I celebrated Mabon the other day. Like most of my celebrations, it was small, short, and simple — lighting candles at my altar, sitting quietly, giving thanks, remembering the meaning of the season.
All of which are actually super difficult to do if I’m feeling anxious.
I have a tendency to try to push through things when I’m not feeling well. (Let’s be real, though. If I waited until I felt well, I’d never get anything done.) I’ve long held that rituals are not necessarily for me — true piety is observing them even when I’m not personally getting anything out of it. Prayer does not always have to be a refreshing, uplifting experience to have value. Sometimes even meditation is difficult work, but it’s work that I have to do.

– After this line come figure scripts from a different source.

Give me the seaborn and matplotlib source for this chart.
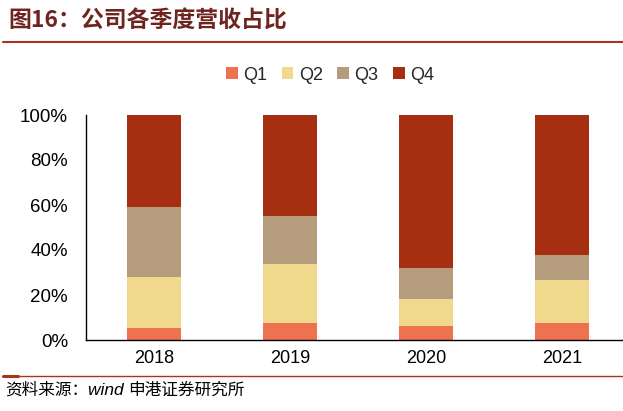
import numpy as np
import pandas as pd
import matplotlib
matplotlib.use("Agg")
import matplotlib.pyplot as plt
from matplotlib.patches import Patch
from matplotlib.lines import Line2D
import seaborn as sns

years = ["2018", "2019", "2020", "2021"]
quarters = ["Q1", "Q2", "Q3", "Q4"]
q1 = [5.5, 7.6, 6.4, 7.6]
q2 = [22.7, 26.0, 11.9, 19.1]
q3 = [30.8, 21.4, 13.5, 11.3]
q4 = [41.0, 45.0, 68.2, 62.0]
colors = ["#EE7150", "#F0D98C", "#B49C7D", "#A52F10"]
yticks = [0, 20, 40, 60, 80, 100]
ytick_labels = ["0%", "20%", "40%", "60%", "80%", "100%"]

sns.set_theme(style="white")
plt.rcParams['font.family'] = ['Liberation Sans', 'Noto Sans CJK SC', 'DejaVu Sans']

W, H = 623, 411
fig = plt.figure(figsize=(W / 100, H / 100), dpi=100)
ax_left, ax_right, ax_top, ax_bot = 86, 623, 115, 340
ax = fig.add_axes([ax_left / W, 1 - ax_bot / H, (ax_right - ax_left) / W, (ax_bot - ax_top) / H])

series = [q1, q2, q3, q4]
cum = np.cumsum(np.array(series), axis=0)
df = pd.DataFrame({"year": years})
for i in range(3, -1, -1):
    df["v"] = cum[i]
    sns.barplot(data=df, x="year", y="v", color=colors[i], width=0.4,
                saturation=1, ax=ax, edgecolor="none", linewidth=0)

spacing = 136.0
ax.set_xlim(-0.5, -0.5 + (ax_right - ax_left) / spacing)
ax.set_ylim(0, 100)
ax.set_yticks(yticks)
ax.set_yticklabels(ytick_labels)
ax.set_xticks(range(len(years)))
ax.set_xticklabels(years)
ax.set_xlabel("")
ax.set_ylabel("")
for s in ["top", "right"]:
    ax.spines[s].set_visible(False)
for s in ["left", "bottom"]:
    ax.spines[s].set_color("#000000")
    ax.spines[s].set_linewidth(1.0)
ax.tick_params(axis="x", labelsize=13, colors="#000000", length=0, pad=7)
ax.tick_params(axis="y", labelsize=13.5, colors="#000000", pad=13)
ax.set_xticks([0.5, 1.5, 2.5], minor=True)
ax.tick_params(axis="x", which="minor", direction="in", length=4, width=1, color="#000000")
ax.tick_params(axis="y", which="major", direction="in", length=4, width=1, color="#000000")
ax.grid(False)

handles = [Patch(facecolor=c, edgecolor="none", label=q) for c, q in zip(colors, quarters)]
fig.legend(handles=handles, loc="center", bbox_to_anchor=(330 / W, 1 - 75 / H), ncol=4,
           frameon=False, fontsize=13, handlelength=0.65, handleheight=0.65,
           handletextpad=0.3, columnspacing=0.8)

fig.text(8 / W, 1 - 21 / H, "图16：公司各季度营收占比", fontsize=16.5, fontweight="bold",
         color="#6E2520", ha="left", va="center",
         family=["Noto Sans CJK SC", "DejaVu Sans"])
fig.add_artist(Line2D([3 / W, 1], [1 - 42 / H, 1 - 42 / H], color="#A8341A", linewidth=1.5))
fig.add_artist(Line2D([3 / W, 1], [1 - 376 / H, 1 - 376 / H], color="#A8341A", linewidth=1.0))
fig.add_artist(Line2D([3 / W, 18 / W], [1 - 375.5 / H, 1 - 375.5 / H], color="#A8341A", linewidth=2.2))

src_y = 1 - 390 / H
t1 = fig.text(5 / W, src_y, "资料来源：", fontsize=12, color="#000000",
              ha="left", va="center", family=["Noto Sans CJK SC", "DejaVu Sans"])
fig.canvas.draw()
r = fig.canvas.get_renderer()
bb = t1.get_window_extent(r)
t2 = fig.text(bb.x1 / W, src_y, "wind ", fontsize=12.5, color="#000000", style="italic",
              ha="left", va="center", family=["Liberation Sans", "DejaVu Sans"])
bb2 = t2.get_window_extent(r)
fig.text(bb2.x1 / W, src_y, "申港证券研究所", fontsize=12, color="#000000",
         ha="left", va="center", family=["Noto Sans CJK SC", "DejaVu Sans"])

fig.savefig("out.png", dpi=100)
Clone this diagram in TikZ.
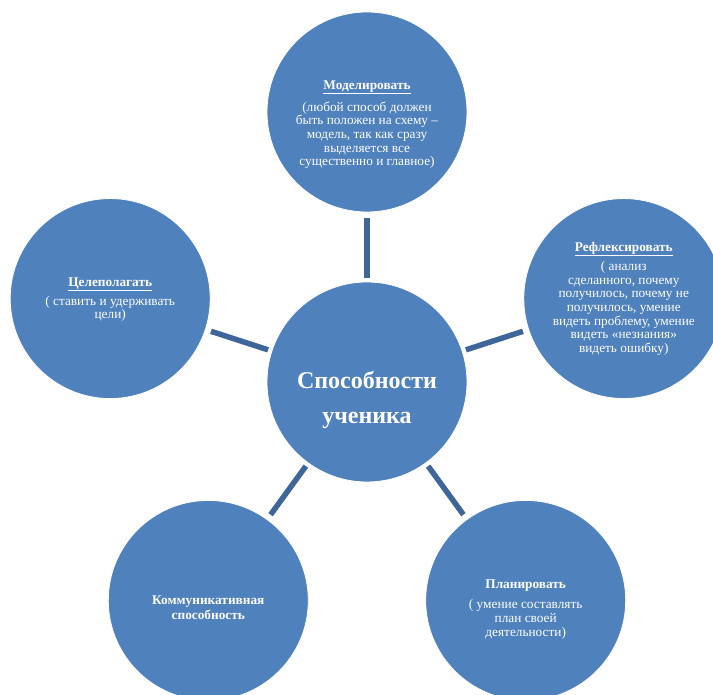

The thing is, the ritual structure I follow has a kind of built-in way to tell if I’ve completely effed it or not. Tripped over my words too badly? I’ll get told. Unacceptable offering? Oh, I’ll hear about it. This isn’t something that’s been a problem before, luckily — even when my offerings have been small and simple, I’ve always been given signs that they were good enough.
It doesn’t help that it’s a structure I’m not entirely familiar with yet. It’s a bit more complex than what I used for most of my life (read: winging it), and the formality of it trips me up on occasion. To be honest, if you had come to me a little over a year ago and said I’d be doing things this way, I probably would have asked what you were smoking.
I digress, though. That’s a story for another time.
Anyway, for this ritual, I was confident! I had these fancy little cakes, I placed them in the offering bowls, I sat and said the words… and I rushed through them because holy butts anxiety sucks super hard and I felt like I was about to die.
And then came the divination.
I use tarot cards for the divination portion of my rituals. The particular deck I use (the Animalis Os Fortuna deck) is pretty helpful here. In addition to standard tarot meanings, the animal imagery of this deck gives it extra layers of meaning that allow the cards to be interpreted in a way that’s more conducive to this particular type of ritual divination.So I shuffled, drew, and…
Not only did I get called out, I got called out with The Moon. The warning, anxiety-indicating Moon, of all things. Like a big, black-and-white finger pointing right at my clenched hands and racing heart and going, “WTF?”
Crap.
I concluded the ritual, now wondering what I’d done. Sure, I had tripped over my words, but corrected myself. I’d said the wrong words at some points, but corrected that, too. But, while I’d been willing to offer fancy cakes, there were two things an impending anxiety attack kept me from offering — my attention, and my time.
I ate something, drank a little water, and waited for the feeling to pass, resigned now to having to repeat the ritual. I had no cakes to offer this time, just clean water and some sweet oil. But I took my time, I spoke well, and I let the anxious feelings dissipate.
And this time, even with my offerings as simple as they were, it was accepted.
There is no physical offering valuable enough to make up for an unwillingness to give my time and attention.